On one hand, the four guys were precise and clinical (one even questioned why one slide showed the time passage interval of five minutes instead of six, seven or 10).
They stared at each slide and replied as if they were playing a "crack the code" spy game, trying to say the secret word or string together the right sentences to "open the door" to the next level. They played the role of "the smartest guy in the room" as if it were a competition, even though they were each flying solo.
On the other hand, the three girls were at ease, open and emotive.
They "oohed," said things like "This is cool!" and "I love this!" and were at ease asking questions and requesting clarification. While they were from diverse backgrounds--an Education grad, an IT consultant and a marketing manager--they were uniform in their honesty and their insights. One of them actually saw so deep, she exposed two core principles of the project that the founders had declared in early meetings, but had since hidden on the back burner until phase two due to their complexity. I was in awe.

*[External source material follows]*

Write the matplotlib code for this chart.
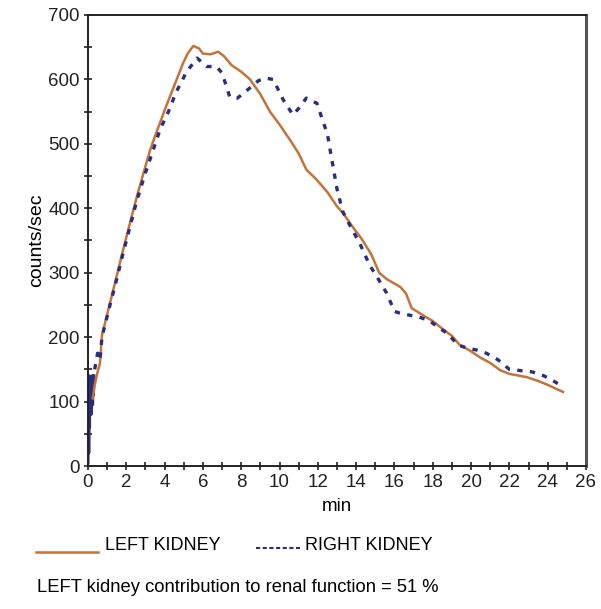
import numpy as np
import matplotlib
matplotlib.use('Agg')
from matplotlib import pyplot as plt
from matplotlib.lines import Line2D

plt.rcParams['font.family'] = ['Liberation Sans', 'DejaVu Sans']

# -= data =-
left_t = [0.25, 0.35, 0.45, 0.63, 0.73, 1.15, 1.5, 1.83, 2.2, 2.55, 2.9, 3.24, 3.6, 4.1, 4.5,
          4.96, 5.2, 5.5, 5.8, 6.0, 6.4, 6.8, 7.1, 7.5, 8.0, 8.46, 9.0, 9.5, 10.0, 10.55,
          11.0, 11.4, 11.95, 12.5, 13.0, 13.3, 13.8, 14.3, 14.8, 15.2, 15.6, 16.3, 16.6,
          16.9, 17.6, 18.0, 18.5, 19.0, 19.4, 20.0, 20.5, 21.0, 21.5, 22.0, 22.9, 23.5,
          24.0, 24.5, 24.8]
left_v = [105, 125, 140, 160, 203, 253, 295, 335, 378, 418, 455, 490, 520, 560, 590,
          625, 640, 652, 648, 640, 639, 643, 636, 622, 612, 600, 577, 550, 530, 506,
          485, 460, 444, 425, 403, 393, 372, 352, 328, 300, 290, 278, 268, 245, 232,
          225, 213, 202, 188, 178, 168, 160, 149, 143, 138, 132, 126, 119, 115]

spike_t = [0.0, 0.02, 0.04, 0.06, 0.08, 0.1, 0.12, 0.14, 0.16, 0.18, 0.2, 0.22, 0.24, 0.26, 0.28, 0.3]
spike_v = [5, 120, 20, 140, 60, 135, 90, 138, 80, 130, 100, 140, 95, 125, 110, 140]

right_t = [0.35, 0.5, 0.63, 0.73, 1.15, 1.5, 1.83, 2.2, 2.55, 3.0, 3.4, 3.76, 4.2, 4.6, 5.15,
           5.7, 6.2, 6.7, 7.0, 7.4, 7.8, 8.1, 8.46, 8.9, 9.25, 9.67, 10.2, 10.7, 11.0,
           11.4, 11.95, 12.5, 13.0, 13.3, 13.7, 14.2, 14.7, 15.1, 15.6, 16.0, 16.3,
           17.3, 17.8, 18.3, 18.8, 19.3, 19.8, 20.3, 20.8, 21.4, 22.0, 22.6, 23.2, 23.8,
           24.3, 24.8]
right_v = [150, 175, 165, 200, 250, 290, 330, 372, 412, 455, 490, 522, 550, 580, 612,
           633, 620, 620, 610, 573, 571, 578, 587, 598, 602, 600, 568, 545, 555,
           571, 563, 515, 430, 395, 372, 345, 312, 293, 268, 240, 237,
           231, 226, 215, 205, 188, 183, 180, 175, 165, 150, 148, 146, 140,
           132, 123]

left_col = '#c4733a'
right_col = '#2b2e7a'

fig = plt.figure(figsize=(6.01, 6.09), dpi=100)
ax = fig.add_axes([0.1464, 0.2348, 0.8286, 0.7406])

ax.plot(spike_t, spike_v, color=right_col, lw=2.2)
ax.plot(left_t, left_v, color=left_col, lw=1.8)
ax.plot(right_t, right_v, color=right_col, lw=2.4, ls=(0, (1.6, 2.2)))

ax.set_xlim(0, 26)
ax.set_ylim(0, 700)
ax.set_xticks(np.arange(0, 27, 2))
ax.set_xticks(np.arange(0, 27, 1), minor=True)
ax.set_yticks(np.arange(0, 701, 100))
ax.set_yticks(np.arange(0, 701, 50), minor=True)
ax.tick_params(which='both', direction='inout', length=6, width=1.2, labelsize=13.5, colors='#222222')
ax.tick_params(axis='x', pad=3)
ax.tick_params(axis='y', pad=3)

for s in ['left', 'bottom', 'top']:
    ax.spines[s].set_linewidth(1.4)
    ax.spines[s].set_color('#222222')
ax.spines['right'].set_linewidth(2.2)
ax.spines['right'].set_color('#555555')

ax.set_xlabel('min', fontsize=13.5, labelpad=5)
ax.set_ylabel('counts/sec', fontsize=14, labelpad=2)

# legend drawn under the axes
fig.add_artist(Line2D([36 / 601, 98 / 601], [1 - 552 / 609] * 2, color=left_col, lw=1.8, transform=fig.transFigure))
fig.text(105 / 601, 1 - 546 / 609, 'LEFT KIDNEY', fontsize=13, va='center', ha='left')
fig.add_artist(Line2D([256 / 601, 300 / 601], [1 - 548 / 609] * 2, color=right_col, lw=1.5,
                      ls=(0, (2, 1.2)), transform=fig.transFigure))
fig.text(305 / 601, 1 - 546 / 609, 'RIGHT KIDNEY', fontsize=13, va='center', ha='left')
fig.text(37 / 601, 1 - 587 / 609, 'LEFT kidney contribution to renal function = 51 %', fontsize=13.2,
         va='center', ha='left')

plt.savefig('out.png', dpi=100)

In the end, all participants were extremely useful and helped provide a solid proof of concept.
But it was the women, in their ease, their authenticity and their unpretentiousness, who made the day, made everyone smile, and made the founding team confident to take the next crucial step.
So no offense to the four hardworking, obviously bright guys, but hopefully, the next moves will be as smart and natural as the three women who helped the team take them.